Но Говоров знал, что в уме Ирины Михайловны идет напряженная и драматическая борьба. Побуждаемый состраданием, он спустился к ней на кухню. Она все мыла посуду. Он подошел к ней, прижал к груди. Он был сдержан по натуре, и сейчас его душевное движение растрогало ее.
— Как бы я хотела, чтобы у нас был сын, — неожиданно сказала она. — Свой ребенок. Он был бы, как ты, сильный, умный.
Говоров усмехнулся:
— Ты преувеличиваешь.
Она покачала головой:
— Нет, не преувеличиваю. Каким бы мы его вырастили! Он бы нас любил, согрел нашу старость.
— Поздно, — проговорил Говоров, высвобождаясь из сутолоки теснивших его чувств.
У нее сухо, жадно блеснули глаза.
— Неужели поздно?..
— Представь, какими бы мы были в его… ну, хотя бы двадцать…

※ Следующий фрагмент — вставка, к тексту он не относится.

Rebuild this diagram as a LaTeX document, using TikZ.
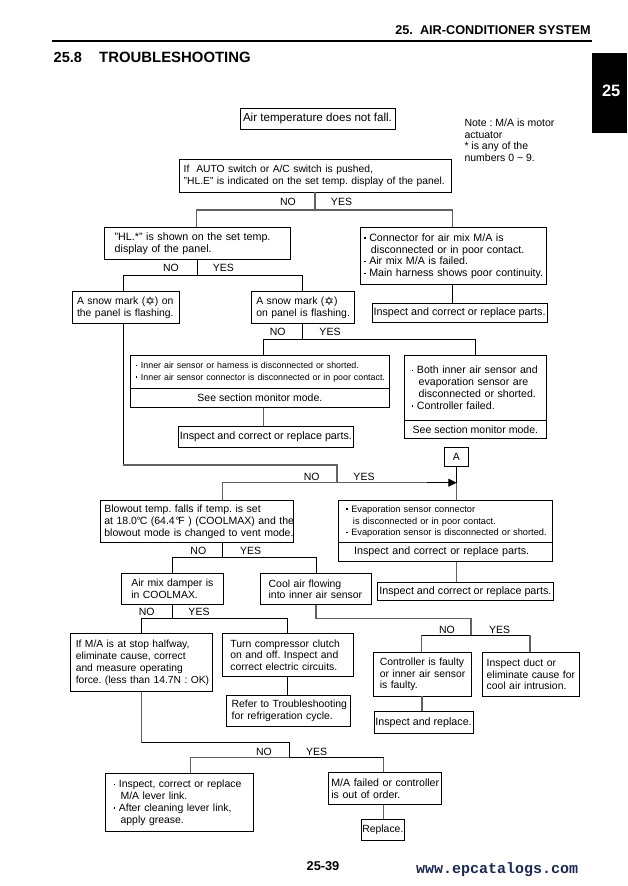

Она обмякла, разошлись цепко сжимавшие ему плечи пальцы.
— Да, поздно…
И продолжала — теперь уже о Манечке:
— Диву даюсь: останемся с ней вдвоем вечером — такой своей становится, доверчивой, не отпускает от себя. Рассказывает, откровенничает. Правда, рассказы эти настораживают. Скажем, как она бросала котлеты в деда Демьяна. Он, видите ли, заставлял ее есть.
— Ого!
— Именно.
Она помолчала.
— Я все время думаю о ее судьбе, И начинаю различать некий психологический момент… Манечка прекрасно поняла, что отец оставил эту, вторую, Зою, из-за нее. Верно, жизни им не было вместе. Но теперь в Манечке часто сквозит: так будет со всеми, кто ее обидит. Мне кажется, поэтому и характер у нее складывается такой строптивый, неподатливый, эгоистичный. Она «сиротка»! Она неприкосновенна! Ты понимаешь?
— Все может быть, — уклончиво сказал Говоров, еще не готовый к ответу.
— Теперь вот обозначается «третья мама». Спрашиваю ее: «Какая она?» Начинает фантазировать: «О, она такая красивая. Платье у нее длинное-предлинное, а воротник из белого меха, рукава большие-пребольшие, а по ним вышивка…» — «А скажи: любит она тебя?» — «Да, очень любит…» — «Так ты, может, вернешься домой?» Хватает за руки: «Нет, нет, не отсылайте меня!»
Ирина Михайловна отправилась к Залесским, а точнее — к Веронике Николаевне. За те несколько лет, как они узнали друг друга, женщины очень сдружились, и, очевидно, не последнюю роль сыграло их землячество, некоторым образом всегда типизирующее и сближающее характеры. Если в Антоне Федоровиче, неизменно предупредительном, как бы чуточку растерянном в выборе благ, которыми он смог бы вас одарить (это всегда выражали его по-детски наивные карие глаза, увеличенные очками в тонкой, золотой, типа пенсне, оправе), Ирина Михайловна видела кладезь мудрости, то в Веронике Николаевне была ей дорога ее домашность, вообще совпадение взглядов на дом, на семейные устои. И хоть Залесским бог не дал своих детей — то был нелепый, обидный произвол природы, лишь обостривший, на всю жизнь сосредоточивший в Веронике Николаевне материнское чувство, — только ей могла доверить Ирина Михайловна, мучимая и своей «бездетностью» с Говоровым, первые наблюдения над нерадовавшей ее Манечкой.